» Dataset section:

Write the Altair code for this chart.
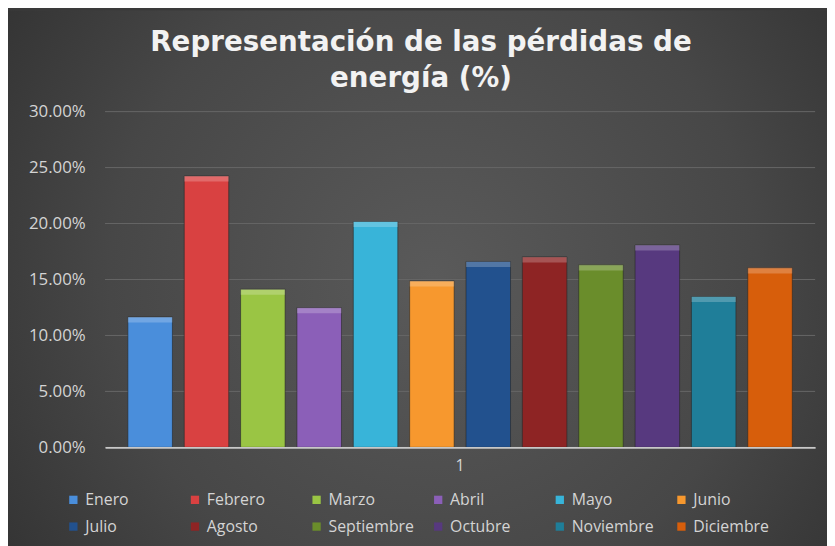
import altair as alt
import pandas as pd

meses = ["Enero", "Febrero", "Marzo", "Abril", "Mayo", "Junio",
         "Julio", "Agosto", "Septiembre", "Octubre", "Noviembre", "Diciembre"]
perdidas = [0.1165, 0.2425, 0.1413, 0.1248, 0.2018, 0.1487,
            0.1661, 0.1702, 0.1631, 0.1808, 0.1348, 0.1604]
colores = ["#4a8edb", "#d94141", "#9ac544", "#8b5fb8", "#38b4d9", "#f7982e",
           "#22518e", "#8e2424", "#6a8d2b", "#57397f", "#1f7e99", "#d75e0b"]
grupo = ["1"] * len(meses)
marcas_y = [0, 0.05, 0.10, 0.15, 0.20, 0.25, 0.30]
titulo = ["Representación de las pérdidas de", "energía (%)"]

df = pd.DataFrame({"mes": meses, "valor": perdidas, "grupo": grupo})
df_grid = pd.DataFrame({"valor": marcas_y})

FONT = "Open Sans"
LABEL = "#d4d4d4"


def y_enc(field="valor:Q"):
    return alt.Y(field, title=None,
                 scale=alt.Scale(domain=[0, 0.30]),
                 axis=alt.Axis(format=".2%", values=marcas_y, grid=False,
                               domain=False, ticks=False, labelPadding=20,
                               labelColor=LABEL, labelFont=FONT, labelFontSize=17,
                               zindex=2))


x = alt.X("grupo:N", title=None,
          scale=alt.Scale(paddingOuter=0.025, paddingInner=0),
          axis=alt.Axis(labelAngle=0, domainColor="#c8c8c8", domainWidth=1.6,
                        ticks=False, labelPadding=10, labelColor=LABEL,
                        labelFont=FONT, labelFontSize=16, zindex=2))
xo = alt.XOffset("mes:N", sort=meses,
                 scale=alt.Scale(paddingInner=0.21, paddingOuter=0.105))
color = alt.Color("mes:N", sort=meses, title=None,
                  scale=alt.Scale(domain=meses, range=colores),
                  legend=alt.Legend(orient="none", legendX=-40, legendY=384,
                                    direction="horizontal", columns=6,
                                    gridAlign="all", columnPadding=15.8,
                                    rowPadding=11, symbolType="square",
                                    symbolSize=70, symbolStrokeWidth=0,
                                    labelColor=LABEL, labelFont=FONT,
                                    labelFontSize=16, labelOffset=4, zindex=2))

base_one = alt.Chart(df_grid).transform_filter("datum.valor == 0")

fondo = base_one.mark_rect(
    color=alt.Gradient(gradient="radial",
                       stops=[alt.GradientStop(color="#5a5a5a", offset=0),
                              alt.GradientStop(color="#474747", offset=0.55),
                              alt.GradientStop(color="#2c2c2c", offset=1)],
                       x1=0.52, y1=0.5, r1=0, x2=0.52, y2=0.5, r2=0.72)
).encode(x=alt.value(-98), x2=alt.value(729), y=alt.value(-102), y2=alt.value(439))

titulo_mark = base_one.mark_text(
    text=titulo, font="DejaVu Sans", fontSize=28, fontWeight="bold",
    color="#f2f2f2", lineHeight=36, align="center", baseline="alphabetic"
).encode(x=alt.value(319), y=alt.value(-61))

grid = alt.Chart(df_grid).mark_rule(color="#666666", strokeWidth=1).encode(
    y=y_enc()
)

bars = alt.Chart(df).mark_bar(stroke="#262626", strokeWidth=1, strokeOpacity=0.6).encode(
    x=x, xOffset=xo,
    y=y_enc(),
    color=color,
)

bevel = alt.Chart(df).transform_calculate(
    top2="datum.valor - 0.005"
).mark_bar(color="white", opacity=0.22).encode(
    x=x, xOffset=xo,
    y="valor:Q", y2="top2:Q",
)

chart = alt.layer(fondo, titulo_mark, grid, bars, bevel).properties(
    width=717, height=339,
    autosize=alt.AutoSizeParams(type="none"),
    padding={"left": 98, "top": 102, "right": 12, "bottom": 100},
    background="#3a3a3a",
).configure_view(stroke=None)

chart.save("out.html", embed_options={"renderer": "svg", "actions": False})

» Exercise directions:
Starting with the first line of the data above and ending with the line containing "import pandas as pd", please restate every line exactly, leaving images out.

» Result for this task:
Write the Altair code for this chart.
import altair as alt
import pandas as pd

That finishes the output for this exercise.